Они уперлись почти в конец коридора, до окна оставалось метра два. Вырваться и головой в стекло, и плевать, что второй этаж, лучше там внизу шею свернуть, чем так. В супницу с фиалками.
Густав убрал одну руку, но придавил Врана коленом к стене. Не вырваться. Да что там – дыхнуть нечем было. Страшной силы всё-таки человек этот повар.
В темноте зазвенел ключ, потом лязгнул замок. Густав приоткрыл почти невидимую в темноте дверь в совершенный чернильный ад. Там не было видно ни лучика света, ни тени.
Повар впихнул туда парня и быстро захлопнул дверь, задвигая засов, потом запирая на два оборота замок. Вран прижался спиной к стене рядом с дверью, чувствовал затылком стыки кирпича и затаил дыхание.
Хоть тресни – ему казалось, что в комнате был кто-то ещё. И не один человек. Впрочем, человек ли? Казалось, к нему тянутся жуткие искривлённые щупальца, столь же чёрные как эта гнетущая темнота, с присосками по всей длине, с когтями крючьями на концах. Что-то дышало в мраке, сосредоточенно, жадно.
Он не выдержал и громко всхлипнул от ужаса.
Лёгкое движение воздуха совсем близко, рядом с его лицом.

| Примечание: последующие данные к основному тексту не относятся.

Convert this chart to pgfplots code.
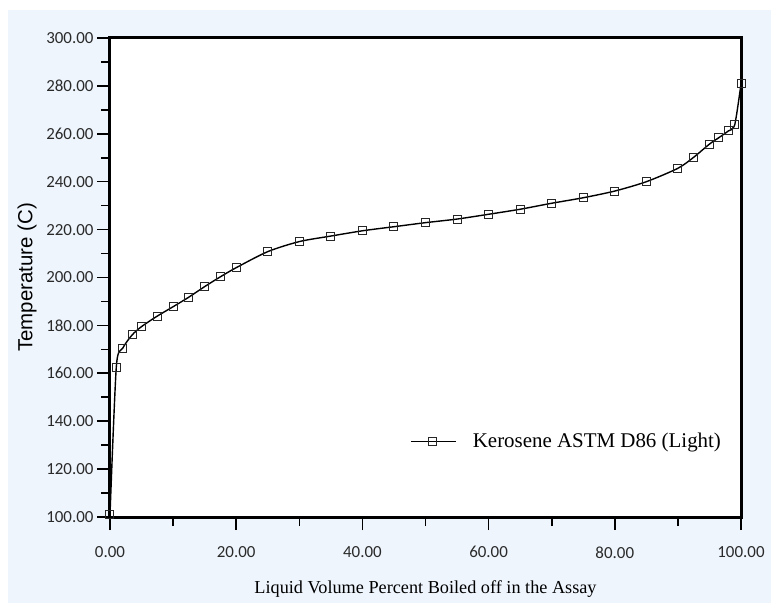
\documentclass[border=0pt]{standalone}
\usepackage{fontspec}
\usepackage{pgfplots}
\pgfplotsset{compat=1.18}
\setmainfont{Liberation Serif}
\newfontfamily\arialfont{Liberation Sans}
\newfontfamily\tickfont{Carlito}
\definecolor{bgblue}{HTML}{EEF5FD}
\definecolor{tickgray}{HTML}{2A2A2A}
\begin{document}
\begin{tikzpicture}
\fill[white] (-110bp,-86bp) rectangle (661bp,517bp);
\fill[bgblue] (-102bp,-86bp) rectangle (661bp,507bp);
\begin{axis}[
  at={(0,0)}, anchor=south west,
  scale only axis, width=631bp, height=479bp,
  xmin=0, xmax=100, ymin=100, ymax=300,
  xtick={0,20,...,100}, ytick={100,120,...,300},
  minor x tick num=1, minor y tick num=1,
  xtick pos=left, ytick pos=left,
  tick align=outside,
  major tick length=13bp, minor tick length=9bp,
  every tick/.style={black, line width=1.6bp},
  axis line style={line width=3bp, black},
  axis background/.style={fill=white},
  /pgf/number format/.cd, fixed, fixed zerofill, precision=2, assume math mode=true,
  /pgfplots/.cd,
  ticklabel style={font=\tickfont\fontsize{17}{17}\selectfont, text=tickgray},
  xticklabel style={yshift=-13bp},
  xlabel={Liquid Volume Percent Boiled off in the Assay},
  xlabel style={font=\fontsize{18.3}{20}\selectfont, at={(axis description cs:0.5,0)}, anchor=center, yshift=-72bp},
  ylabel={Temperature (C)},
  ylabel style={font=\arialfont\fontsize{20.5}{22}\selectfont, at={(axis description cs:0,0.5)}, anchor=center, yshift=83bp},
  clip mode=individual,
  legend style={draw=none, fill=none, at={(rel axis cs:0.4754,0.158)}, anchor=west,
    font=\fontsize{21}{24}\selectfont, inner sep=0pt,
    /tikz/every even column/.append style={column sep=0pt}},
  legend cell align=left,
  legend image code/.code={
    \draw[#1, mark repeat=2, mark phase=2] plot coordinates {(0bp,0bp) (22bp,0bp) (45bp,0bp)};
    \path[draw=none, fill=none] (45bp,0bp) -- (60bp,0bp);
  },
]
\addplot[black, line width=1.4bp, smooth, tension=0.45, mark=square, mark size=4bp,
  mark options={solid, line width=1bp, fill=none, draw=black!85}]
coordinates {
(0,101) (1,162.6) (2,170.4) (3.5,176) (5,179.5) (7.5,183.9) (10,187.8)
(12.5,191.8) (15,196.2) (17.5,200.3) (20,204.1) (25,210.8) (30,215)
(35,217.3) (40,219.5) (45,221.2) (50,222.9) (55,224.4) (60,226.4)
(65,228.5) (70,231) (75,233.3) (80,236.1) (85,240) (90,245.6)
(92.5,250.2) (95,255.7) (96.5,258.4) (98,261.2) (99,263.7) (100,280.8)
};
\addlegendentry{Kerosene ASTM D86 (Light)}
\end{axis}
\end{tikzpicture}
\end{document}
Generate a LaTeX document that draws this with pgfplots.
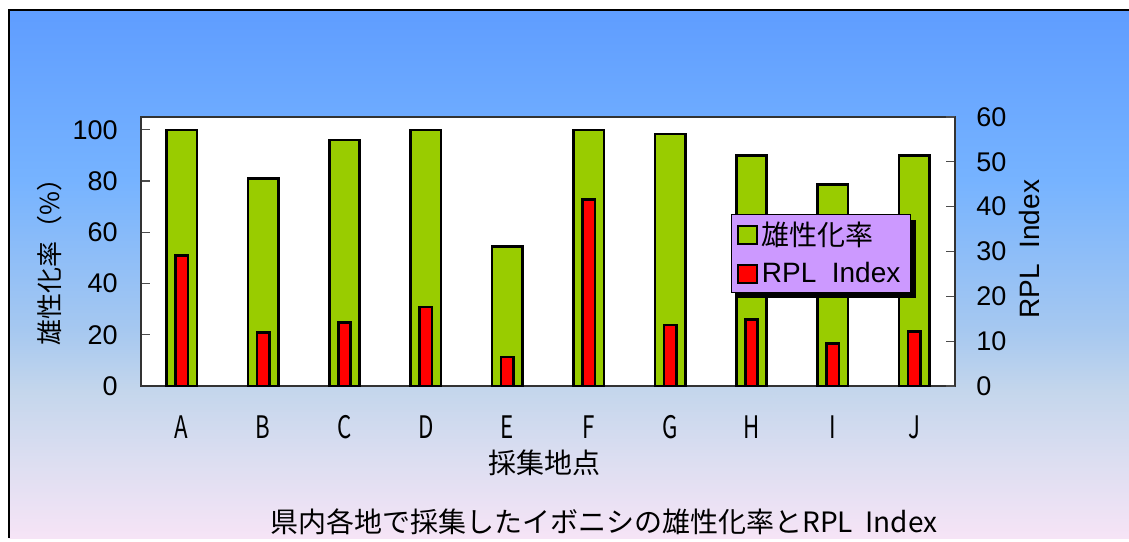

Кто-то пытался его нащупать и вот-вот… Он подумал, как падает – пока ещё целиком – в густой чёрный кипяток, чтобы наружу вынырнуть уже суповым набором, кусками серого дымящегося мяса на обломках костей, ароматным бульоном, от одного воспоминания о запахе которого его начало мутить, скручивая внутренности в один тугой узел.
Нечто коснулось головы, провело призрачным касанием по колючей макушке, нащупало ухо, потом погладило по щеке и ухватилось за нос.
Впрочем, это уже не было страшно: все чувства Врана куда-то делись. Будто попрыгали в воду, подобно пассажирам несущейся в водопад лодки.
Всё равно умирать, так хоть успеть разбежаться.
– Башка лысая. Смешной, – сказала в темноте Кая. – И уши теперь торчат.